### TASK TO CARRY OUT:
Reproduce the material below line by line, beginning with its first line and ending with the line that contains "130, -130, -95, -50, 0];"; leave out pictures.

Entries with chart source code:
====================

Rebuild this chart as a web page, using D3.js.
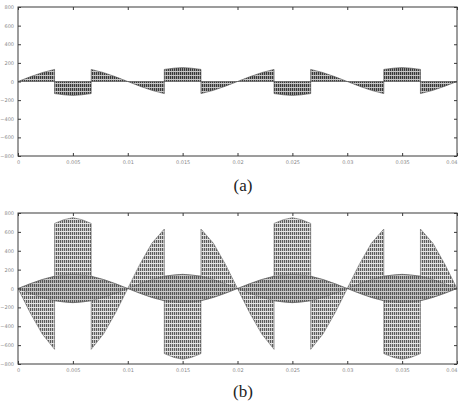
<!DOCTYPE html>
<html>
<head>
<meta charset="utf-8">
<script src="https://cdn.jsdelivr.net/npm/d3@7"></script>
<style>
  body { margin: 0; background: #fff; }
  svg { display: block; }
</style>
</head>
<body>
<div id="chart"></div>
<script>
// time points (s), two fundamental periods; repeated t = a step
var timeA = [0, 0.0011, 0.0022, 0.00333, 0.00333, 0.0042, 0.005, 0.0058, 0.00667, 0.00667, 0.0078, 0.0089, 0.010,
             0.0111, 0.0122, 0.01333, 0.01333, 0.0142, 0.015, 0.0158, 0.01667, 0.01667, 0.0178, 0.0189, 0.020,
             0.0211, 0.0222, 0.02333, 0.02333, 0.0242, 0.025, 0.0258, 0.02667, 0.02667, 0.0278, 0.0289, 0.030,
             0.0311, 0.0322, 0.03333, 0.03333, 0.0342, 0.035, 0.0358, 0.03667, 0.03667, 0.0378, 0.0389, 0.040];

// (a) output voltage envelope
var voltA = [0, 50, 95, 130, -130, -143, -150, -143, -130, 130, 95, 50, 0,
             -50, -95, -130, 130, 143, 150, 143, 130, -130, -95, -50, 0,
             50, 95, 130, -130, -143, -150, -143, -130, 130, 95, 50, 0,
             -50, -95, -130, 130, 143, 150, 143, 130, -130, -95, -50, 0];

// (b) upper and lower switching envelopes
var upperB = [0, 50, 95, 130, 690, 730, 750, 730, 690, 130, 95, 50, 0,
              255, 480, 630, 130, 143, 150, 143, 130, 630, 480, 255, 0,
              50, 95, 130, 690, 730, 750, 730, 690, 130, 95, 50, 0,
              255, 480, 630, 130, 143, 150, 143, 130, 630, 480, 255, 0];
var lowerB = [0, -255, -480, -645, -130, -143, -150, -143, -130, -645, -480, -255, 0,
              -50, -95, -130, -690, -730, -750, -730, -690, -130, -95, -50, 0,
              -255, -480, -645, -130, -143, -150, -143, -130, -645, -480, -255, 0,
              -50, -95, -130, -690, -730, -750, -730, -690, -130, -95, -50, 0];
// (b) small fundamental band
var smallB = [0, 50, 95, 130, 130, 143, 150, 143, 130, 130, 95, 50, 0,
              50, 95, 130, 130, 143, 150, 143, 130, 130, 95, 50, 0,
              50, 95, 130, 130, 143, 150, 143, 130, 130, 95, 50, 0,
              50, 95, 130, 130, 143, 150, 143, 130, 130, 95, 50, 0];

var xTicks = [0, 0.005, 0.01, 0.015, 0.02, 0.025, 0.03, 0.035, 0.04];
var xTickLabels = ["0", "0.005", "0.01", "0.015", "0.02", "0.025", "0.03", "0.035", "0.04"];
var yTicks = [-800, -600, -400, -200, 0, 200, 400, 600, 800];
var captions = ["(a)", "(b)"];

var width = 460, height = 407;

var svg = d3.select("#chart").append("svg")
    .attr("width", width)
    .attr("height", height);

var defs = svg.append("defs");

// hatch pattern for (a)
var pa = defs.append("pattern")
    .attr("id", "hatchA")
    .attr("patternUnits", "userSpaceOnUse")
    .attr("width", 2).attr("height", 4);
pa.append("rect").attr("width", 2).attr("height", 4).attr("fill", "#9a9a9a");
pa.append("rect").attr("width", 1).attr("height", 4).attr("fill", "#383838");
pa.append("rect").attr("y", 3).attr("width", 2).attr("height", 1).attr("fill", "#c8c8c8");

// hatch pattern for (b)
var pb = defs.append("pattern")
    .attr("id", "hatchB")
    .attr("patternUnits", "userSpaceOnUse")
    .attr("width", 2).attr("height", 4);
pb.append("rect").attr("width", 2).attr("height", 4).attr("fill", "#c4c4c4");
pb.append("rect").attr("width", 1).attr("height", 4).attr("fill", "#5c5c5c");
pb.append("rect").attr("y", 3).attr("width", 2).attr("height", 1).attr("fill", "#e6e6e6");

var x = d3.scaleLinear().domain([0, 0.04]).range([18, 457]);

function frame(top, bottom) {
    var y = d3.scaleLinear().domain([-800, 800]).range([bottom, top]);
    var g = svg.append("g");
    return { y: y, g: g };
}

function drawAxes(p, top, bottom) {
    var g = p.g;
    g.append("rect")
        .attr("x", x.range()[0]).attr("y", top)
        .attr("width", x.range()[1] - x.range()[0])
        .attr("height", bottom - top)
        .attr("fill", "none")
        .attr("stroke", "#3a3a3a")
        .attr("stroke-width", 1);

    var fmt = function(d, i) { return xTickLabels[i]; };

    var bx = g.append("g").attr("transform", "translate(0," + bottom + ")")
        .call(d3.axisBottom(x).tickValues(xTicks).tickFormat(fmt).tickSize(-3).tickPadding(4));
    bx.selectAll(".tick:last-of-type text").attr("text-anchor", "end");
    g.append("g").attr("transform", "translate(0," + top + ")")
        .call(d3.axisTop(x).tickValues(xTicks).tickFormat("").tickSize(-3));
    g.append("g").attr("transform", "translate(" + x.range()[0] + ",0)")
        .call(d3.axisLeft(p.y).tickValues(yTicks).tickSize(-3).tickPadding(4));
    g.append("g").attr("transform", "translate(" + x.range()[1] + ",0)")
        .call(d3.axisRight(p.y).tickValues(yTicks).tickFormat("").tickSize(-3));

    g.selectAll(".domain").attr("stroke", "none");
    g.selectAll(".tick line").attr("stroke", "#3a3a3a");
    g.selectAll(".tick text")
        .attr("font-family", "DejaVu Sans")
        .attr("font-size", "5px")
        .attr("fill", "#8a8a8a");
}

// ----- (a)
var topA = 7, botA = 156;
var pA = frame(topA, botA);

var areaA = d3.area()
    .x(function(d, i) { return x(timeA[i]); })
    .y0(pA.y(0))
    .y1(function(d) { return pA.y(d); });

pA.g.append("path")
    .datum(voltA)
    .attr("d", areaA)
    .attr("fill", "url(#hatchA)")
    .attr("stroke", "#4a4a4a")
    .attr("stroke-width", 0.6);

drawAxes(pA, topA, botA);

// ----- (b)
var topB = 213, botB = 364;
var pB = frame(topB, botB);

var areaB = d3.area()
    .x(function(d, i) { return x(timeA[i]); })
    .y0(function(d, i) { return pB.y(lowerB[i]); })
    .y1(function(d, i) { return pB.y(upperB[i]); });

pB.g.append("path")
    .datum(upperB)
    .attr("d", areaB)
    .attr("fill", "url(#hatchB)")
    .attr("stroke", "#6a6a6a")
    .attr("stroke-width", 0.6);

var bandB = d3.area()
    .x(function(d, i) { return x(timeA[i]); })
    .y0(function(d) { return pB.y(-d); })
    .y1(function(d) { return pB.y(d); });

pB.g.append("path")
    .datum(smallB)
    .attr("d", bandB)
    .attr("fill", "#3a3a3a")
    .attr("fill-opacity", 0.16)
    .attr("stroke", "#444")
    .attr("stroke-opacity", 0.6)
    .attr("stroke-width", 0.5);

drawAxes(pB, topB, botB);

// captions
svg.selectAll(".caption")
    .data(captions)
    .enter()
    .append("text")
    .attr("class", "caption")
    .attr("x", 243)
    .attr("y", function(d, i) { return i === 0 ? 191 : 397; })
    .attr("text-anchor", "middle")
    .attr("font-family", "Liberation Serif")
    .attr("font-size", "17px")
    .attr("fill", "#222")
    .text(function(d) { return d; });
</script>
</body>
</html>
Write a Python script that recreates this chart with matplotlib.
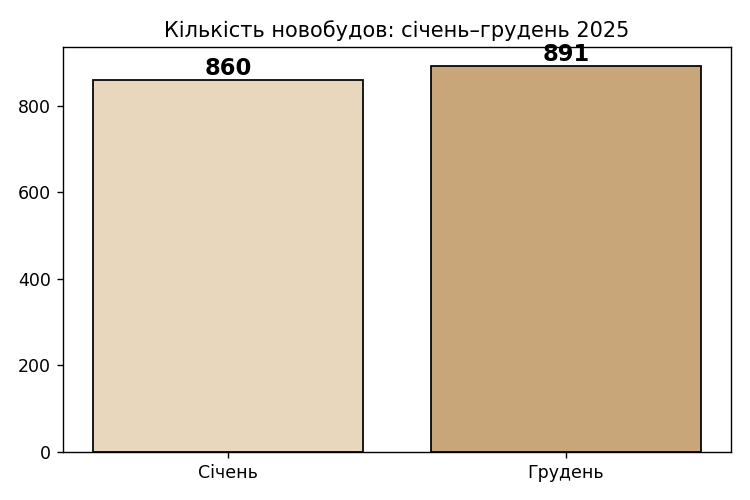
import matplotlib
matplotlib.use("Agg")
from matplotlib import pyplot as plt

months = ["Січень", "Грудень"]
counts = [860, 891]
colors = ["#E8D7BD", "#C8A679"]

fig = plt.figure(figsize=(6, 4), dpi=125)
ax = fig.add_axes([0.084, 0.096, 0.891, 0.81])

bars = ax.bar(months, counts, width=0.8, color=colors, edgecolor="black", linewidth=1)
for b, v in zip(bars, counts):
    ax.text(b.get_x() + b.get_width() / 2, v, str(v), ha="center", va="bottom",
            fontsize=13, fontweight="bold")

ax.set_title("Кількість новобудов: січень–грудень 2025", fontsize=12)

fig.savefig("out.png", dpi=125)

====================

### WRITTEN REPLY:
Rebuild this chart as a web page, using D3.js.
<!DOCTYPE html>
<html>
<head>
<meta charset="utf-8">
<script src="https://cdn.jsdelivr.net/npm/d3@7"></script>
<style>
  body { margin: 0; background: #fff; }
  svg { display: block; }
</style>
</head>
<body>
<div id="chart"></div>
<script>
// time points (s), two fundamental periods; repeated t = a step
var timeA = [0, 0.0011, 0.0022, 0.00333, 0.00333, 0.0042, 0.005, 0.0058, 0.00667, 0.00667, 0.0078, 0.0089, 0.010,
             0.0111, 0.0122, 0.01333, 0.01333, 0.0142, 0.015, 0.0158, 0.01667, 0.01667, 0.0178, 0.0189, 0.020,
             0.0211, 0.0222, 0.02333, 0.02333, 0.0242, 0.025, 0.0258, 0.02667, 0.02667, 0.0278, 0.0289, 0.030,
             0.0311, 0.0322, 0.03333, 0.03333, 0.0342, 0.035, 0.0358, 0.03667, 0.03667, 0.0378, 0.0389, 0.040];

// (a) output voltage envelope
var voltA = [0, 50, 95, 130, -130, -143, -150, -143, -130, 130, 95, 50, 0,
             -50, -95, -130, 130, 143, 150, 143, 130, -130, -95, -50, 0,
             50, 95, 130, -130, -143, -150, -143, -130, 130, 95, 50, 0,
             -50, -95, -130, 130, 143, 150, 143, 130, -130, -95, -50, 0];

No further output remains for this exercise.